Apax’s bid for Smiths is too little too late

TOO little, too late. That is the upshot of Apax’s £2.45bn bid for Smiths’ medical division, which sent the firm’s share price up by 7.72 to £13.81 yesterday.

Too little because although the offer – almost half of Smiths’ market cap – seems high, it does not account for the huge break-up premium a buyer would have to pay.

The medical business accounted for around 35 per cent of operating profit last year and 31 per cent of Smiths’ £2.8bn sales. So on the face of it, Apax is offering a hefty mark-up.

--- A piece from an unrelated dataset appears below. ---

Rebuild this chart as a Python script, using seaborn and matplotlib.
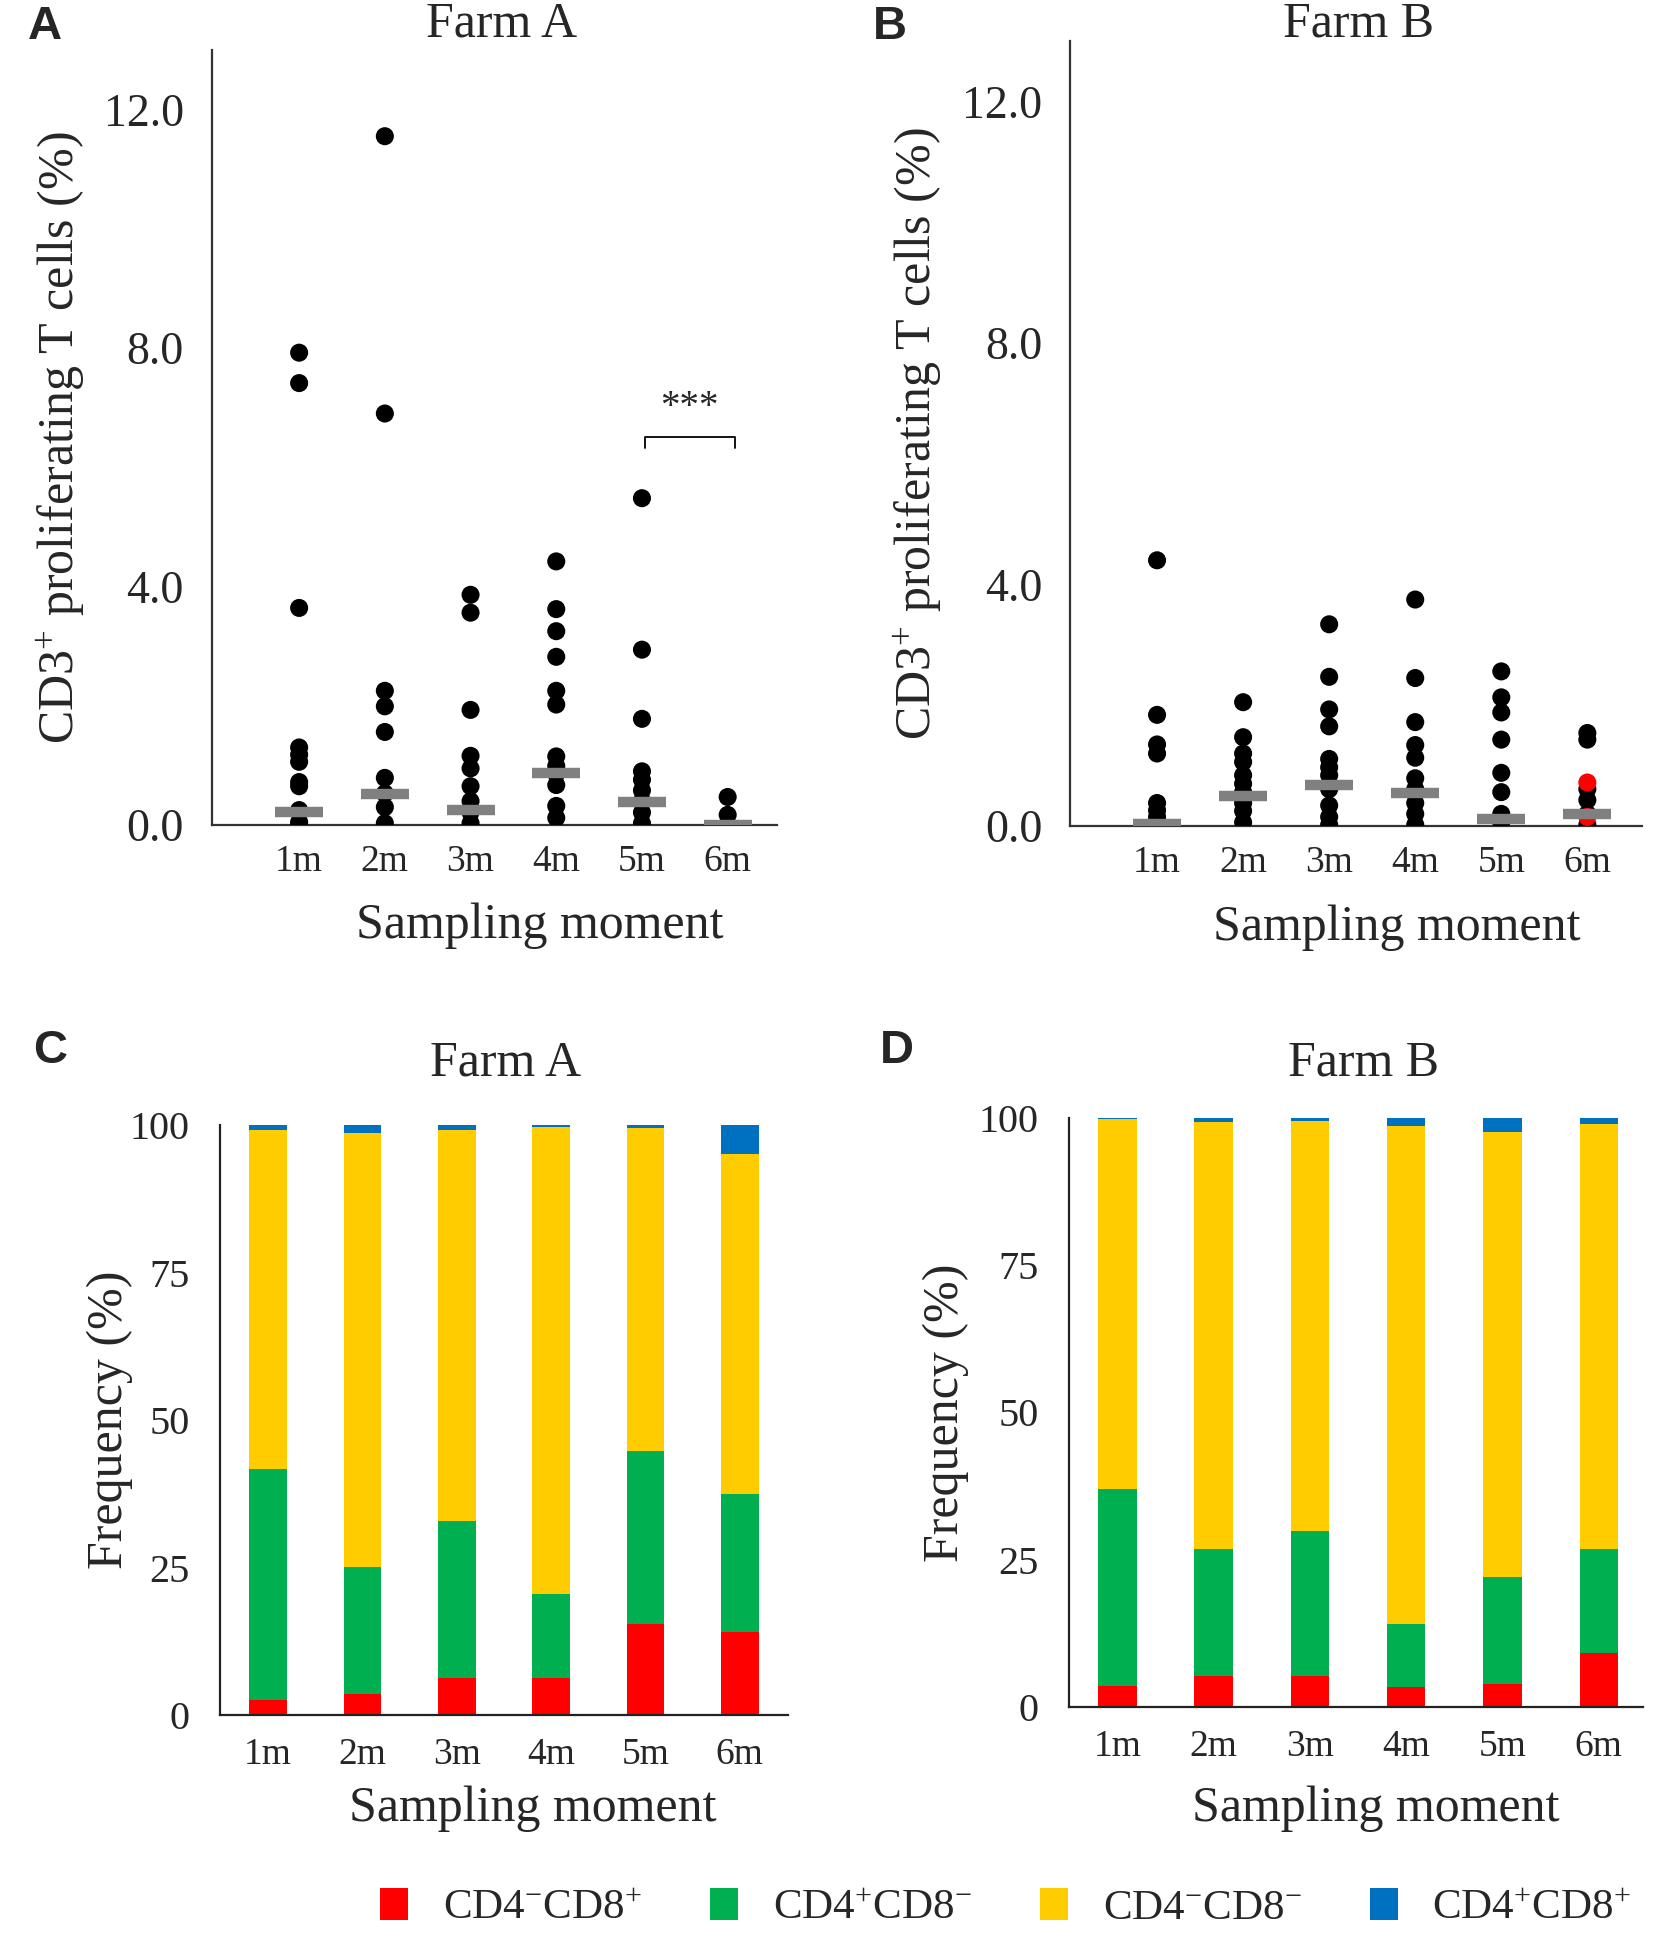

But without medical, Smiths faces an uncertain future. Unless management were to pursue an all-or-nothing break-up strategy and find buyers for its four remaining divisions, the rest of the group could be downgraded. It is far from guaranteed that the remaining four businesses could find buyers willing to pay anything near the mark-up being offered by Apax.

Paradoxically, the amount that Apax is willing to pay only serves to illustrate that Smiths can’t afford to let medical go unless it gets an offer it can’t refuse (likely north of the £3bn mark).

Too late because chief executive Philip Bowman has already started to turn the division around. When he joined Smiths in 2008, the medical arm would have been the last one expected to attract a bid. It was plagued by supply chain and IT problems and was spending too much time on low-margin business.

Bowman has made big changes. The firm no longer makes diabetes pumps, for example, having accepted that Medtronic and Johnson & Johnson had already cornered the market. This decision, and others like it, allowed it to concentrate on more profitable work. Margins at the medical business now stand at around 22 per cent – a decade-long high.

As a private equity firm, Apax needs to squeeze more value from the business before selling to an end buyer. But with the turnaround plan in full swing, it is unclear how it would do so. There are no similar medical businesses in the Apax stable that would allow it to make significant synergies, for instance. That suggests it would pursue an injudicious round of cost cutting followed by a quick sale.

Management can get more for shareholders by completing the turnaround plan and eventually selling to a medical consumables manufacturer like Baxter, Becton Dickinson or Covidien. Investors can make more in the long run by cutting out the middle man.